Taking on the superbug
Professor Matt Cooper’s group at The University of Queensland has decided to take a multifaceted approach to finding the next antibiotic. They are doing primary research on infection using imaging technologies, looking at modifying existing antibiotics to increase their potency, re-examining old antibiotics, and even crowdsourcing new ones.
By Elizabeth Thomsen
In 2017, there were over 700 000 deaths in Europe due to superbugs. Sepsis is now a major cause of death in many countries. The World Health Organisation lists antimicrobial resistance as one of the three greatest threats to human health. And yet, very few pharmaceutical companies are investing in new antibiotics, and there are probably fewer than 1000 researchers in antibiotic research and development worldwide.
Why? Finding new antibiotics is hard, time-consuming, and for pharmaceutical companies there is little return on investment compared to expensive drugs used for long time periods such as oncology and cholesterol-lowering medications.
Professor Matt Cooper’s group at The University of Queensland has decided to take a multifaceted approach to finding the next antibiotic. They are doing primary research on infection using imaging technologies, looking at modifying existing antibiotics to increase their potency, re-examining old antibiotics, and even crowdsourcing new ones.

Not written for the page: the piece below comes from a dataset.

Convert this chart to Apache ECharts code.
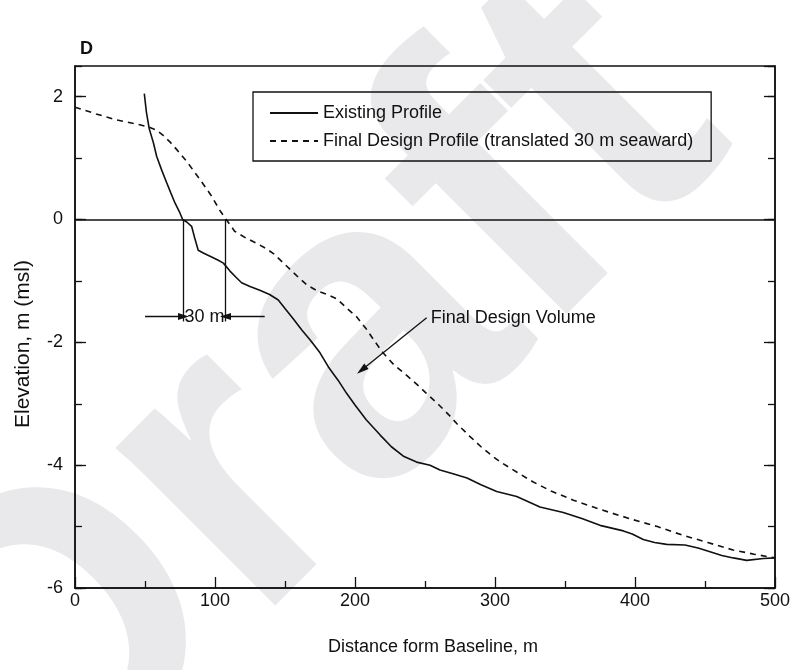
<!DOCTYPE html>
<html>
<head>
<meta charset="utf-8">
<script src="https://cdn.jsdelivr.net/npm/echarts@6/dist/echarts.min.js"></script>
<style>
  html, body { margin: 0; padding: 0; background: #ffffff; }
  #chart { width: 807px; height: 670px; }
</style>
</head>
<body>
<div id="chart"></div>
<script>
// Existing beach profile: distance from baseline (m) and elevation (m, msl)
const existingDistance = [49.5, 51, 53, 56, 58.3, 62, 65.5, 68.5, 71.4, 74.5, 76.9, 79.8, 83.3, 85.5, 88, 92, 97.6, 102, 106, 110.7, 115, 119, 125, 132, 139, 145.2,
  150, 156, 162, 168, 175, 181, 188, 194, 200, 208, 218, 226, 235, 244, 253.6, 260.7, 270, 280, 290, 301.2, 315.5, 332.1, 348.8, 362, 375,
  391.7, 398, 405.9, 414, 422.6, 435.7, 445, 453.6, 462, 470.2, 479.8, 491.7, 500];
const existingElevation = [2.05, 1.75, 1.48, 1.25, 1.03, 0.8, 0.6, 0.43, 0.27, 0.13, 0.0, -0.04, -0.11, -0.3, -0.5, -0.55, -0.61, -0.66, -0.71, -0.84, -0.94, -1.03, -1.09, -1.15, -1.22, -1.31,
  -1.45, -1.62, -1.8, -1.96, -2.17, -2.4, -2.62, -2.83, -3.02, -3.26, -3.51, -3.7, -3.86, -3.95, -4.0, -4.08, -4.14, -4.21, -4.32, -4.43, -4.51, -4.68, -4.77, -4.87, -4.98,
  -5.07, -5.12, -5.21, -5.26, -5.29, -5.3, -5.35, -5.41, -5.47, -5.51, -5.55, -5.52, -5.51];

// Final design profile, translated 30 m seaward
const designDistance = [0, 15, 30, 45, 52, 58, 63, 68, 73, 80, 89, 97, 104, 108, 114, 122, 130, 137, 142, 148, 154, 160, 166, 173, 180, 187, 194, 201,
  208, 214, 220, 228, 236, 244, 251, 260, 267, 273, 282, 290, 298, 304, 316, 327, 340, 356, 375, 399, 416, 434, 452, 470, 485, 500];
const designElevation = [1.83, 1.72, 1.62, 1.55, 1.51, 1.46, 1.37, 1.26, 1.13, 0.94, 0.66, 0.4, 0.13, 0.0, -0.19, -0.3, -0.39, -0.48, -0.56, -0.69, -0.82, -0.95, -1.07, -1.16, -1.22, -1.29, -1.44, -1.58,
  -1.78, -1.98, -2.17, -2.37, -2.52, -2.68, -2.83, -3.02, -3.18, -3.33, -3.53, -3.7, -3.85, -3.95, -4.12, -4.27, -4.42, -4.57, -4.72, -4.89, -5.0, -5.14, -5.26, -5.38, -5.45, -5.51];

// Axis ticks
const xTicks = [0, 100, 200, 300, 400, 500];
const yTicks = [-6, -4, -2, 0, 2];
const yTop = 2.5;

// Series names
const seriesNames = ['Existing Profile', 'Final Design Profile (translated 30 m seaward)'];

// Dimension marks for the 30 m shift
const shiftLinesX = [77.5, 107.5];
const shiftLineBottom = -1.66;
const shiftArrowY = -1.58;
const shiftArrowTails = [50, 135.5];
const shiftText = '30 m';

// Pointer to the design volume
const volumeArrowStart = [251.2, -1.6];
const volumeArrowEnd = [204.8, -2.45];
const volumeText = 'Final Design Volume';

const FONT = '"Liberation Sans", Arial, Helvetica, sans-serif';
const INK = '#111111';

function zip(xs, ys) { return xs.map((x, i) => [x, ys[i]]); }

const chart = echarts.init(document.getElementById('chart'), null, { renderer: 'canvas' });

const minorAxisBase = {
  type: 'value', min: yTicks[0], max: yTop, interval: 1,
  axisLine: { show: false },
  axisTick: { show: true, inside: true, length: 7, lineStyle: { color: INK, width: 1.3 } },
  axisLabel: { show: false },
  splitLine: { show: false }
};
const majorAxisBase = {
  type: 'value', min: yTicks[0], max: yTop, interval: yTicks[1] - yTicks[0],
  axisLine: { show: true, onZero: false, lineStyle: { color: INK, width: 1.5 } },
  axisTick: { show: true, inside: true, length: 11, lineStyle: { color: INK, width: 1.3 } },
  splitLine: { show: false }
};

const shiftMarks = [];
shiftLinesX.forEach(function (x) {
  shiftMarks.push([{ coord: [x, 0], symbol: 'none' }, { coord: [x, shiftLineBottom], symbol: 'none' }]);
});
shiftMarks.push([{ coord: [shiftArrowTails[0], shiftArrowY], symbol: 'none' }, { coord: [shiftLinesX[0], shiftArrowY], symbol: 'triangle', symbolSize: [7, 11] }]);
shiftMarks.push([{ coord: [shiftArrowTails[1], shiftArrowY], symbol: 'none' }, { coord: [shiftLinesX[1], shiftArrowY], symbol: 'triangle', symbolSize: [7, 11] }]);
shiftMarks.push([{ coord: volumeArrowStart, symbol: 'none' }, { coord: volumeArrowEnd, symbol: 'triangle', symbolSize: [7, 12] }]);

chart.setOption({
  animation: false,
  backgroundColor: '#ffffff',
  grid: { left: 75, right: 32, top: 66, bottom: 82, show: true, borderColor: INK, borderWidth: 1.5, backgroundColor: 'transparent' },
  graphic: [
    {
      // faint "Draft" watermark behind everything
      type: 'text', x: 305, y: 410, rotation: Math.PI / 4, z: -10, silent: true,
      style: { text: 'Draft', font: 'bold 425px ' + FONT, fill: '#e9e9eb', align: 'center', verticalAlign: 'middle' }
    },
    { type: 'text', left: 80, top: 40, style: { text: 'D', font: 'bold 18px ' + FONT, fill: INK } },
    {
      type: 'text', x: 433, y: 647,
      style: { text: 'Distance form Baseline, m', font: '18px ' + FONT, fill: INK, align: 'center', verticalAlign: 'middle' }
    },
    {
      type: 'text', x: 23, y: 344, rotation: Math.PI / 2,
      style: { text: 'Elevation, m (msl)', font: '21px ' + FONT, fill: INK, align: 'center', verticalAlign: 'middle' }
    }
  ],
  legend: {
    data: seriesNames, orient: 'vertical', left: 253, top: 92,
    itemWidth: 48, itemHeight: 14, itemGap: 10,
    padding: [12, 18, 11, 16],
    borderColor: INK, borderWidth: 1.3, borderRadius: 0,
    itemStyle: { color: 'rgba(0,0,0,0)', borderColor: 'rgba(0,0,0,0)', borderWidth: 0 },
    textStyle: { fontFamily: FONT, fontSize: 18, color: INK }
  },
  xAxis: {
    type: 'value', min: xTicks[0], max: xTicks[xTicks.length - 1], interval: xTicks[1] - xTicks[0],
    axisLine: { show: true, onZero: false, lineStyle: { color: INK, width: 1.5 } },
    axisTick: { show: true, inside: true, length: 11, lineStyle: { color: INK, width: 1.3 } },
    minorTick: { show: true, splitNumber: 2, length: 7, lineStyle: { color: INK, width: 1.3 } },
    axisLabel: { fontFamily: FONT, fontSize: 18, color: INK, margin: 4 },
    splitLine: { show: false }
  },
  yAxis: [
    Object.assign({}, majorAxisBase, { position: 'left', axisLabel: { fontFamily: FONT, fontSize: 18, color: INK, margin: 12, showMaxLabel: false } }),
    Object.assign({}, minorAxisBase, { position: 'left' }),
    Object.assign({}, majorAxisBase, { position: 'right', axisLabel: { show: false } }),
    Object.assign({}, minorAxisBase, { position: 'right' })
  ],
  series: [
    {
      name: seriesNames[0], type: 'line', data: zip(existingDistance, existingElevation),
      symbol: 'none', smooth: false, z: 3,
      lineStyle: { color: INK, width: 1.6, type: 'solid' },
      itemStyle: { color: INK },
      markLine: {
        silent: true, symbol: 'none', label: { show: false }, animation: false,
        lineStyle: { color: INK, width: 1.5, type: 'solid' },
        data: [{ yAxis: 0 }]
      }
    },
    {
      name: seriesNames[1], type: 'line', data: zip(designDistance, designElevation),
      symbol: 'none', smooth: false, z: 3,
      lineStyle: { color: INK, width: 1.6, type: [6, 5] },
      itemStyle: { color: INK }
    },
    {
      name: 'annotations', type: 'line', data: [], symbol: 'none',
      markLine: {
        silent: true, label: { show: false }, animation: false,
        lineStyle: { color: INK, width: 1.3, type: 'solid' },
        itemStyle: { color: INK },
        data: shiftMarks
      },
      markPoint: {
        silent: true, animation: false, symbol: 'circle', symbolSize: 0,
        data: [
          {
            coord: [(shiftLinesX[0] + shiftLinesX[1]) / 2, shiftArrowY],
            label: { show: true, position: 'inside', formatter: shiftText, fontFamily: FONT, fontSize: 18, color: INK }
          },
          {
            coord: volumeArrowStart,
            label: { show: true, position: 'right', distance: 4, formatter: volumeText, fontFamily: FONT, fontSize: 18, color: INK }
          }
        ]
      }
    }
  ]
});
</script>
</body>
</html>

Do you have the next antibiotic?
Academics at The University of Queensland have set up the Community for Open Antimicrobial Drug Discovery (CO-ADD), a global open-access screening program. Chemists who have compounds ‘sitting on shelves’ (not originally designed as antibiotics) send their materials to CO-ADD and they are tested for antimicrobial and antifungal activity. The compounds are screened for free, and the compound owners may file for any intellectual property generated, and publish the results.

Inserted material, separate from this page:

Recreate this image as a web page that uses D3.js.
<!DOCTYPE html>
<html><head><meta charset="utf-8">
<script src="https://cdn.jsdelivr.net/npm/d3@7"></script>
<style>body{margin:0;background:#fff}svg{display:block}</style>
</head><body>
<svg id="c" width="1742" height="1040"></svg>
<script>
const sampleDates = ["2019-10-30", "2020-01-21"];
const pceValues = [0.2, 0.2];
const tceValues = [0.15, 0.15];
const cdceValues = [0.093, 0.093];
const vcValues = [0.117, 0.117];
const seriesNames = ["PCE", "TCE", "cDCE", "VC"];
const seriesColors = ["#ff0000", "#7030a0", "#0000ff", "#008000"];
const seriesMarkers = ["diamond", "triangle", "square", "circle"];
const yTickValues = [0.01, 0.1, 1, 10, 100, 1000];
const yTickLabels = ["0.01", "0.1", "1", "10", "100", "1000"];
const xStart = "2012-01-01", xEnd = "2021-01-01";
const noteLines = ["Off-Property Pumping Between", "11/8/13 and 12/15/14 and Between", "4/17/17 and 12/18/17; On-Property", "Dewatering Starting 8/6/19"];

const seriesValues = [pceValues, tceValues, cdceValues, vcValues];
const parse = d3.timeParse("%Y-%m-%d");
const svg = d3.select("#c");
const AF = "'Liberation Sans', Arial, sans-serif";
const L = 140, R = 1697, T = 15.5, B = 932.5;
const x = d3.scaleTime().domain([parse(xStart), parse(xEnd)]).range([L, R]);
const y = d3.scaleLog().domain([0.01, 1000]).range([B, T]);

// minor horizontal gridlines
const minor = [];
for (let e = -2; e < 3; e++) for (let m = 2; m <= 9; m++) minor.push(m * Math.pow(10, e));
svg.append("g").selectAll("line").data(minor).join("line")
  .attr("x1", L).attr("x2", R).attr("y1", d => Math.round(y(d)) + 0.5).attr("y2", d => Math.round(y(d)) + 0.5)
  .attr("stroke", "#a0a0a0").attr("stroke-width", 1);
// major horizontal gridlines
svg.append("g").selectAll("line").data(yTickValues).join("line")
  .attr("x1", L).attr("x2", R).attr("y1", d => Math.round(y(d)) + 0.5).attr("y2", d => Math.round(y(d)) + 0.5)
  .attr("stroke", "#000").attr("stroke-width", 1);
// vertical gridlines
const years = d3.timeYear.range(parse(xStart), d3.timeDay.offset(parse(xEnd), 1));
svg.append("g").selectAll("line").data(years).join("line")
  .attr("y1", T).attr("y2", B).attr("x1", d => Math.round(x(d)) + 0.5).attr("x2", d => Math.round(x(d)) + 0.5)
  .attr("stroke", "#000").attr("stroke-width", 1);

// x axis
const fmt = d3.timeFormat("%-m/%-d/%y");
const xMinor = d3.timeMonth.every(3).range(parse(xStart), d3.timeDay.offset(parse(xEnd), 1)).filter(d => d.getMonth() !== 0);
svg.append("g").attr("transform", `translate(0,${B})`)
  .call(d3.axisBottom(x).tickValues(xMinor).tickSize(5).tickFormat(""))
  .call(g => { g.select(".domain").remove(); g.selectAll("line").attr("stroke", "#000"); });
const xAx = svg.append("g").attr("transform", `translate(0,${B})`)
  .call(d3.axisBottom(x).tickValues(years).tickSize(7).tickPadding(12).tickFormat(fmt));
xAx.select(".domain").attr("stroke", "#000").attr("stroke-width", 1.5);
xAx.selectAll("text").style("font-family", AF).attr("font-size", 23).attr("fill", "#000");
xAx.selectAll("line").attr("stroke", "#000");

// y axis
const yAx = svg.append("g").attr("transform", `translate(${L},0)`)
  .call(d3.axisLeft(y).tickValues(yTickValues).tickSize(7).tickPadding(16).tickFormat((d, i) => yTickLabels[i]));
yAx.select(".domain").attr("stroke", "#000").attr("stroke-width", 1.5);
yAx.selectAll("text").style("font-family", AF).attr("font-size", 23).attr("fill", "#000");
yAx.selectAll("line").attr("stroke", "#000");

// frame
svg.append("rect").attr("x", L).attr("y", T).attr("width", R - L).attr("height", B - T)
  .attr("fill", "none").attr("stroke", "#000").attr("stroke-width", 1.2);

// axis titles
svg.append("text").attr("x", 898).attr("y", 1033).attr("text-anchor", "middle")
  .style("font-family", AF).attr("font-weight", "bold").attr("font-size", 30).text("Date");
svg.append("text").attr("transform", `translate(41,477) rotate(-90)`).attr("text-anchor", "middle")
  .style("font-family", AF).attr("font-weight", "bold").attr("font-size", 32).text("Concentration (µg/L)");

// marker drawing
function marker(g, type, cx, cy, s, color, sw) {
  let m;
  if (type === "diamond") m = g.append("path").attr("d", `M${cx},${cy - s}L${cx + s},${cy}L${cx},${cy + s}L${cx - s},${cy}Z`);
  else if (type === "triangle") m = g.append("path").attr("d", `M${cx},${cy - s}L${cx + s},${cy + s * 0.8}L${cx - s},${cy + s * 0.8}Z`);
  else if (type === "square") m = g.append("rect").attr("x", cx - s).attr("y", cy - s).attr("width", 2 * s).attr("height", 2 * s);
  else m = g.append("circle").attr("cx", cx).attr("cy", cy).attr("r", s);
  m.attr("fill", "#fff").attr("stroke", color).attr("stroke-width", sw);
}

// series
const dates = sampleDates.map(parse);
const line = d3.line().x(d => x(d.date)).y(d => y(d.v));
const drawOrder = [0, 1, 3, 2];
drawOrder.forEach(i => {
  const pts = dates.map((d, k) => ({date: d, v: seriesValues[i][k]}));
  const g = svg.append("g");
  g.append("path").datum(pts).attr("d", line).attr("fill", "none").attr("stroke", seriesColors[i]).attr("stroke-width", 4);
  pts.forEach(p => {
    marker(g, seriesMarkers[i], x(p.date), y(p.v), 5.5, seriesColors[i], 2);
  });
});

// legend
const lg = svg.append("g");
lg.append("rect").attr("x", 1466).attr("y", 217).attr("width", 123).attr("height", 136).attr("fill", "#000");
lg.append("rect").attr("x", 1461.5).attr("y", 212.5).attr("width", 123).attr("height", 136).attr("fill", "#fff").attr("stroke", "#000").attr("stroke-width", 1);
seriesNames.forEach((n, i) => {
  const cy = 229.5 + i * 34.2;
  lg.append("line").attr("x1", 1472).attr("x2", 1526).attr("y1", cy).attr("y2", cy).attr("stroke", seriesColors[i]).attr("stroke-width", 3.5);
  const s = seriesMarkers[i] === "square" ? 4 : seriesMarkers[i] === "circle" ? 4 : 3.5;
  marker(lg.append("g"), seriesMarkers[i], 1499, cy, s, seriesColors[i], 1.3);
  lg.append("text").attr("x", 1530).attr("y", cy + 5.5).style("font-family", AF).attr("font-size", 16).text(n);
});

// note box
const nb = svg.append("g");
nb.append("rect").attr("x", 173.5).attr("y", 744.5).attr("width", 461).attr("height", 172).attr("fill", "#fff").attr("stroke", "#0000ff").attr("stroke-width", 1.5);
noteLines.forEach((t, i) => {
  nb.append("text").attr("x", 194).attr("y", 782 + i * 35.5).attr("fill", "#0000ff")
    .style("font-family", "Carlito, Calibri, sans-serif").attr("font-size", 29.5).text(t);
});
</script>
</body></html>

Since its beginnings in 2015, the program has brought hundreds of chemists back into the field of antibiotic testing, and has received more than 210 000 compounds from 210 institutes in 45 countries. The program has a hit rate of 20 times higher than commercial organisations, and so far has identified 3000 possible new antimicrobial compounds, of which 260 are showing promise for future studies.

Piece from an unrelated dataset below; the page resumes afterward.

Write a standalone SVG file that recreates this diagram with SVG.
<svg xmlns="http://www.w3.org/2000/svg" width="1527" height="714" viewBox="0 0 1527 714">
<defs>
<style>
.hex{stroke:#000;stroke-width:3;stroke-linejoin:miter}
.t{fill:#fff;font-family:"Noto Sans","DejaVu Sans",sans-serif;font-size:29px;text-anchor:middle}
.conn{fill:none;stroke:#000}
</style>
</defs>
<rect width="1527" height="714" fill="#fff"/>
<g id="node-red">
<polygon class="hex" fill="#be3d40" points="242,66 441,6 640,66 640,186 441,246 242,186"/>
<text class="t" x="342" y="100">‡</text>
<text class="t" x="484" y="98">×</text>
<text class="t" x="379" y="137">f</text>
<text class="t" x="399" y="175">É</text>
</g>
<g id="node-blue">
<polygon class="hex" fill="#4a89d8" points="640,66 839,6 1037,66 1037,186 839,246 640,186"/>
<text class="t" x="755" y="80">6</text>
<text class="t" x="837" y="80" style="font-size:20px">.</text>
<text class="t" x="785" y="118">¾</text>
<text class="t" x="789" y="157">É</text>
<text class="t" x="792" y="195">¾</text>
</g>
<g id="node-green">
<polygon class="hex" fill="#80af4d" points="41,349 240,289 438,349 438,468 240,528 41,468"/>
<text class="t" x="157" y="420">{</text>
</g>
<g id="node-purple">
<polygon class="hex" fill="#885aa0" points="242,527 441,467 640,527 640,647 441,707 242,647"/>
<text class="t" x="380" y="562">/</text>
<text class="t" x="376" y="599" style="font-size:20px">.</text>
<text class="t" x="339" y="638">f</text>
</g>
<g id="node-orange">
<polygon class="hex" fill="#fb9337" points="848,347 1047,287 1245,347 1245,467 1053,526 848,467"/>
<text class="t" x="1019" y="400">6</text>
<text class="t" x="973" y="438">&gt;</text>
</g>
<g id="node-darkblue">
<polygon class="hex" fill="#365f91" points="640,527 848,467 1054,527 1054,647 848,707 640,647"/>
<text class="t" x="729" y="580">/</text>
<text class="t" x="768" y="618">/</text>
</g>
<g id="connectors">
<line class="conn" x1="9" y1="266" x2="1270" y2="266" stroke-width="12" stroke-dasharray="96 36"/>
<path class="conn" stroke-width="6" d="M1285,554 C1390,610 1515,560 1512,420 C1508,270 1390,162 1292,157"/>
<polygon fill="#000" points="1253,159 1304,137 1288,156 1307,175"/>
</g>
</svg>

However, the future of CO-ADD is unknown with funding coming to an end. Ideally the team would like to expand and test against more pathogens, including searching for treatments for malaria, dengue fever, and tuberculosis. The group is actively seeking further funding opportunities.
Hitting where it hurts: Targeting the membrane
Vancomycin is an old, out-of-patent antibiotic first used in the 1950s, which was used for over twenty years without drug resistance. It is still widely used to treat dangerous bacterial infections, however bacteria are becoming increasingly resistant to it, and it also produces unwanted side effects.
Professor Cooper’s team have added extra materials to the core of the drug, creating a class of antibiotics called vancaptacins. The vancaptacins bind to the membrane of Gram-positive bacteria (such as the superbug MRSA), rather than binding to human liver or kidney cells – organs that are very affected by toxicity from some drugs. This membrane binding has two positive effects: it gets more of the drug where it needs to be (targeting the bacteria not the human), and it disrupts the bacteria membrane, making it harder for the bacteria to develop resistance to the therapy.
Over three years the team has developed over 300 vancaptacins by varying the membrane-targeting compounds. They have assessed the new materials’ antimicrobial activity, drug-like properties, and likelihood of inducing drug resistance.
“The problem of antibiotic resistance is getting consistently worse over time. In ten to twenty years time it will be a much bigger problem, and may affect routine medicine like surgery, organ-transplants, and cancer care. But it takes ten years to get drugs to market, so we need to act now.”
The same strategy can hopefully be applied to other antibiotics that act on bacterial membranes which are losing their potency due to drug resistance. Currently, the biggest hurdle for developing the vancaptacins is finding a successful commercial route, given the very few pharmaceutical companies left in the field.
Back to the future
Back in the 1960s and 70s, an abundance of new antibiotics were being developed. With so many to choose from, scientists concentrated on the most promising drugs and shelved the rest. Now, hardly any new antibiotics are being developed, and drug-resistance limits the effectiveness of the current antibiotics.
Professor Cooper’s team is re-evaluating the effectiveness of these discarded antibiotics, and improving them with modern chemistry. One of the drugs that they have examined is octapeptin. Octapeptin targets Gram-negative bacteria, which are hard to kill because they have extra barriers that can camouflage them from drugs and the immune system. These bacteria are developing resistance to antibiotics of last resort, and there are no new classes of antibiotics available to treat these bacterial infections.
In early pre-clinical testing, octapeptin is showing better antimicrobial activity against extremely resistant bacteria compared to a drug of last resort, colistin. Octapeptin is also potentially less toxic to human kidneys than colistin.
The future of antibiotics
Professor Cooper says, “The problem of antibiotic resistance is getting consistently worse over time. In ten to twenty years time it will be a much bigger problem, and may affect routine medicine like surgery, organ-transplants, and cancer care. But it takes ten years to get drugs to market, so we need to act now.”